順番としては、まず所得税から「ふるさと納税の還付分」や「住宅ローン控除分」が引かれます。もし住宅ローン控除が大きすぎて所得税が0円になってしまっても、引ききれなかった分は住民税から(限度額の範囲で)控除されます。
基本的に、両方の制度は無駄なく併用できるように設計されていますが、住宅ローン控除の金額が非常に大きい場合は、ふるさと納税の控除枠への影響をシミュレーションしておくと安心です。
申請を忘れた場合の期限後申告
「忙しくて3月15日を過ぎてしまった!」「数年前のふるさと納税、申告してないことに今気づいた!」
そんな時でも諦める必要はありません。対処法があります。
パターンA:そもそも確定申告をしていない場合
この場合は「還付申告」を行います。先ほども触れましたが、対象となる年の翌年1月1日から5年間は申告可能です。今からでも作成コーナーで「〇年分」の申告書を作成し、提出すればお金が戻ってきますし、住民税の通知も修正されます(住民税は自治体によって対応時期が異なりますが、基本的に還付や減額の処理が行われます)。

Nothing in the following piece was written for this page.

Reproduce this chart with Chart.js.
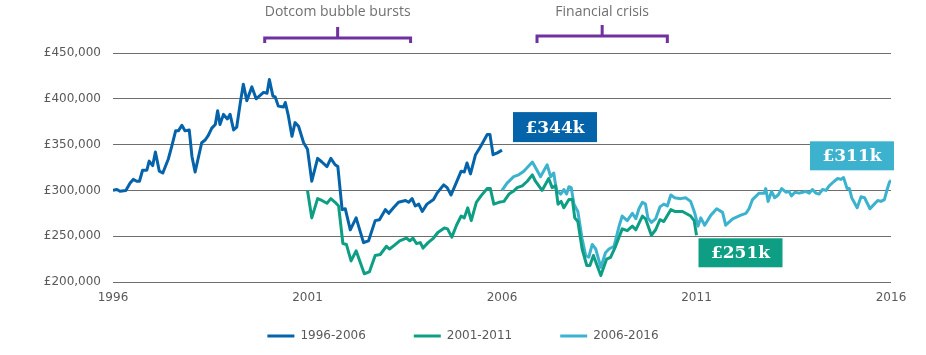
<!DOCTYPE html>
<html>
<head>
<meta charset="utf-8">
<script src="https://cdn.jsdelivr.net/npm/chart.js@4.4.1/dist/chart.umd.min.js"></script>
<style>
html,body{margin:0;padding:0;background:#fff;}
#wrap{width:926px;height:355px;position:relative;}
</style>
</head>
<body>
<div id="wrap"><canvas id="c"></canvas></div>
<script>
// ---- Data (values in £ thousands) ----
const seriesNames = ['1996-2006', '2001-2011', '2006-2016'];
const seriesColors = ['#0563AA', '#0E9E84', '#3DB2CE'];
const endLabels = ['£344k', '£251k', '£311k'];

const s1Dates = [1996.0,1996.1,1996.18,1996.33,1996.44,1996.52,1996.61,1996.68,1996.76,1996.87,
1996.93,1997.02,1997.09,1997.19,1997.28,1997.42,1997.51,1997.61,1997.68,1997.77,
1997.85,1997.96,1998.03,1998.11,1998.28,1998.37,1998.45,1998.54,1998.63,1998.69,
1998.75,1998.84,1998.94,1999.01,1999.10,1999.18,1999.27,1999.35,1999.44,1999.57,
1999.68,1999.87,1999.96,2000.02,2000.11,2000.17,2000.25,2000.38,2000.43,2000.51,
2000.60,2000.68,2000.77,2000.90,2001.00,2001.11,2001.26,2001.37,2001.50,2001.60,
2001.71,2001.78,2001.89,2001.97,2002.10,2002.25,2002.44,2002.57,2002.74,2002.85,
2003.00,2003.09,2003.21,2003.34,2003.52,2003.60,2003.69,2003.77,2003.86,2003.95,
2004.07,2004.24,2004.33,2004.50,2004.59,2004.69,2004.82,2004.95,2005.03,2005.10,
2005.19,2005.32,2005.45,2005.62,2005.69,2005.77,2005.88,2006.0];
const s1Values = [300,301,299,300,308,312,310,310,322,322,
332,327,342,321,319,334,348,365,365,371,
365,366,337,320,352,355,360,368,372,387,
372,383,378,383,366,369,395,416,398,413,
400,407,406,421,403,402,392,391,396,381,
359,374,370,352,345,310,335,331,326,335,
328,326,279,280,257,270,243,245,267,268,
279,275,281,287,289,287,291,283,285,277,
285,290,297,306,303,295,308,321,320,330,
318,339,348,361,361,339,341,344];

const s2Dates = [2001.00,2001.11,2001.26,2001.37,2001.50,2001.60,2001.71,2001.80,2001.91,2002.00,
2002.12,2002.25,2002.46,2002.59,2002.74,2002.87,2003.03,2003.11,2003.23,2003.37,
2003.54,2003.63,2003.71,2003.80,2003.90,2003.97,2004.10,2004.24,2004.35,2004.52,
2004.60,2004.71,2004.83,2004.95,2005.03,2005.12,2005.21,2005.34,2005.46,2005.62,
2005.70,2005.79,2005.92,2006.05,2006.18,2006.29,2006.39,2006.52,2006.65,2006.78,
2006.86,2007.03,2007.20,2007.29,2007.38,2007.44,2007.52,2007.59,2007.72,2007.81,
2007.87,2007.95,2008.06,2008.18,2008.26,2008.35,2008.54,2008.69,2008.79,2008.92,
2009.09,2009.22,2009.35,2009.44,2009.61,2009.69,2009.84,2009.95,2010.06,2010.16,
2010.34,2010.44,2010.64,2010.85,2010.94,2011.0];
const s2Values = [300,270,291,289,286,291,287,283,242,241,
223,234,209,211,229,230,239,236,240,245,
248,245,248,242,243,237,243,248,254,259,
258,249,262,272,270,281,267,287,294,302,
302,285,287,288,296,299,303,305,310,317,
310,300,313,303,305,285,288,281,290,290,
270,266,236,218,218,229,207,225,227,239,
258,256,261,257,272,269,251,257,268,266,
279,277,277,272,267,251];

const s3Dates = [2006.0,2006.13,2006.30,2006.43,2006.56,2006.65,2006.78,2006.86,2006.99,2007.16,
2007.25,2007.33,2007.40,2007.51,2007.59,2007.66,2007.72,2007.78,2007.85,2007.95,
2008.06,2008.15,2008.23,2008.32,2008.41,2008.54,2008.66,2008.75,2008.88,2009.01,
2009.09,2009.22,2009.35,2009.44,2009.52,2009.61,2009.69,2009.75,2009.84,2009.95,
2010.06,2010.16,2010.25,2010.34,2010.44,2010.59,2010.72,2010.85,2010.95,2011.04,
2011.11,2011.21,2011.37,2011.52,2011.67,2011.75,2011.93,2012.14,2012.27,2012.35,
2012.44,2012.61,2012.74,2012.78,2012.84,2012.93,2013.01,2013.10,2013.19,2013.30,
2013.38,2013.44,2013.53,2013.64,2013.73,2013.81,2013.90,2013.98,2014.07,2014.15,
2014.24,2014.33,2014.41,2014.54,2014.63,2014.71,2014.78,2014.87,2014.93,2014.99,
2015.13,2015.23,2015.32,2015.46,2015.57,2015.66,2015.74,2015.83,2015.90,2015.96,
2016.0];
const s3Values = [300,308,315,317,321,325,331,325,315,328,
315,319,300,296,301,296,304,303,285,277,
247,229,227,241,236,216,232,236,239,261,
272,267,275,269,280,287,285,270,265,269,
282,285,283,295,292,291,292,288,276,261,
270,262,273,280,276,262,269,273,275,280,
290,297,297,302,288,299,292,295,302,298,
299,294,298,297,298,299,297,301,297,296,
301,300,305,310,313,312,314,302,302,292,
281,293,292,280,285,289,288,290,301,309,
311];

const xTicks = [1996, 2001, 2006, 2011, 2016];
const yTicks = [200, 250, 300, 350, 400, 450];

const eventNames = ['Dotcom bubble bursts', 'Financial crisis'];
const eventStarts = [1999.9, 2006.9];
const eventEnds = [2003.65, 2010.25];

// ---- Build datasets ----
function pts(d, v) { return d.map((x, i) => ({ x: x, y: v[i] })); }
const allDates = [s1Dates, s2Dates, s3Dates];
const allValues = [s1Values, s2Values, s3Values];
const datasets = seriesNames.map((n, i) => ({
  label: n,
  data: pts(allDates[i], allValues[i]),
  borderColor: seriesColors[i],
  backgroundColor: seriesColors[i],
  borderWidth: 3,
  pointRadius: 0,
  tension: 0,
  borderJoinStyle: 'round',
  pointStyle: 'line'
}));

const GRAY = '#595959';

// callout box placement (style offsets relative to series end point)
const calloutStyle = [
  { dx: 11, dy: -38, w: 84, h: 30 },
  { dx: 2, dy: 3, w: 84, h: 29 },
  { dx: -81, dy: -39, w: 84, h: 29 }
];

const decorPlugin = {
  id: 'decor',
  afterDatasetsDraw(chart) {
    const ctx = chart.ctx;
    const xs = chart.scales.x;
    const ys = chart.scales.y;
    ctx.save();
    eventNames.forEach((name, i) => {
      const x0 = xs.getPixelForValue(eventStarts[i]);
      const x1 = xs.getPixelForValue(eventEnds[i]);
      const xc = (x0 + x1) / 2;
      const yh = i === 0 ? 38 : 36;
      ctx.strokeStyle = '#7030A0';
      ctx.lineWidth = 3;
      ctx.lineCap = 'butt';
      ctx.lineJoin = 'miter';
      ctx.beginPath();
      ctx.moveTo(x0, 43);
      ctx.lineTo(x0, yh);
      ctx.lineTo(x1, yh);
      ctx.lineTo(x1, 43);
      ctx.moveTo(xc, yh);
      ctx.lineTo(xc, yh - 11);
      ctx.stroke();
      ctx.fillStyle = '#707070';
      ctx.font = '14px "Open Sans"';
      ctx.textAlign = 'center';
      ctx.textBaseline = 'middle';
      ctx.fillText(name, xc, 12);
    });
    allDates.forEach((d, i) => {
      const v = allValues[i];
      const px = xs.getPixelForValue(d[d.length - 1]);
      const py = ys.getPixelForValue(v[v.length - 1]);
      const s = calloutStyle[i];
      const bx = px + s.dx, by = py + s.dy;
      ctx.fillStyle = seriesColors[i];
      ctx.fillRect(bx, by, s.w, s.h);
      ctx.fillStyle = '#ffffff';
      ctx.font = 'bold 17px "DejaVu Serif"';
      ctx.textAlign = 'center';
      ctx.textBaseline = 'middle';
      ctx.fillText(endLabels[i], bx + s.w / 2, by + s.h / 2 + 1);
    });
    ctx.restore();
  }
};

new Chart(document.getElementById('c'), {
  type: 'line',
  data: { datasets: datasets },
  plugins: [decorPlugin],
  options: {
    responsive: true,
    maintainAspectRatio: false,
    animation: false,
    layout: { padding: { top: 53, right: 35, left: 35, bottom: 3 } },
    plugins: {
      tooltip: { enabled: false },
      legend: {
        position: 'bottom',
        labels: {
          usePointStyle: true,
          pointStyleWidth: 27,
          padding: 48,
          color: GRAY,
          font: { family: '"DejaVu Sans"', size: 12 }
        }
      }
    },
    scales: {
      x: {
        type: 'linear',
        position: { y: 200 },
        min: 1996,
        max: 2016,
        afterBuildTicks(scale) { scale.ticks = xTicks.map(v => ({ value: v })); },
        grid: { display: false, drawTicks: false },
        border: { display: false },
        ticks: {
          padding: 10,
          color: GRAY,
          font: { family: '"DejaVu Sans"', size: 12, lineHeight: 1 },
          maxRotation: 0,
          autoSkip: false,
          callback: v => String(v)
        }
      },
      y: {
        min: 200,
        max: 450,
        afterBuildTicks(scale) { scale.ticks = yTicks.map(v => ({ value: v })); },
        afterFit(scale) { scale.width = 78; },
        grid: { color: '#6e6e6e', lineWidth: 1, drawTicks: false },
        border: { display: false },
        ticks: {
          padding: 12,
          color: GRAY,
          font: { family: '"DejaVu Sans"', size: 12 },
          callback: v => '£' + v + ',000'
        }
      }
    }
  }
});
</script>
</body>
</html>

パターンB:確定申告はしたけど、ふるさと納税を書き忘れた場合
この場合は「更正の請求」という手続きになります。「以前出した申告書が間違っていたので、直してください」というお願いです。これも原則として法定申告期限から5年以内なら可能です。
「更正の請求書」という書類を作成し、寄附金受領証明書を添えて税務署に提出します。理由欄には「寄附金控除の適用漏れ」と書けばOKです。
ふるさと納税と確定申告の完全ガイドまとめ
ふるさと納税と確定申告の関係について、仕組みや手続きの方法を解説してきました。最後に、重要なポイントをもう一度整理しておきましょう。
- 確定申告をするとワンストップ特例は無効になる
医療費控除などで確定申告をする際は、必ずふるさと納税分も一緒に入力すること。 - 会社員でも申告が必要なケースを見逃さない
寄附先が6箇所以上の場合や、高所得者、副業がある場合は必須です。 - スマホ申告(e-Tax)が圧倒的に楽
マイナンバーカードと連携すれば、面倒な手入力や書類送付を大幅にカットできます。 - 忘れても5年以内ならリカバリー可能
「還付申告」や「更正の請求」で取り戻せるので、諦めずに手続きをしましょう。
ふるさと納税は、正しく手続きをして初めて「お得」になる制度です。「難しそうだから」と後回しにせず、この記事を参考にサクッと手続きを終わらせてしまいましょう。最初は戸惑うかもしれませんが、一度スマホで完了させてしまえば「なんだ、こんなに簡単だったのか」と思えるはずですよ。しっかり申告して、美味しい返礼品と税金の控除、両方を賢くゲットしてくださいね!
※本記事は執筆時点の税制に基づいています。個別の税務判断については、税務署や税理士などの専門家にご相談ください。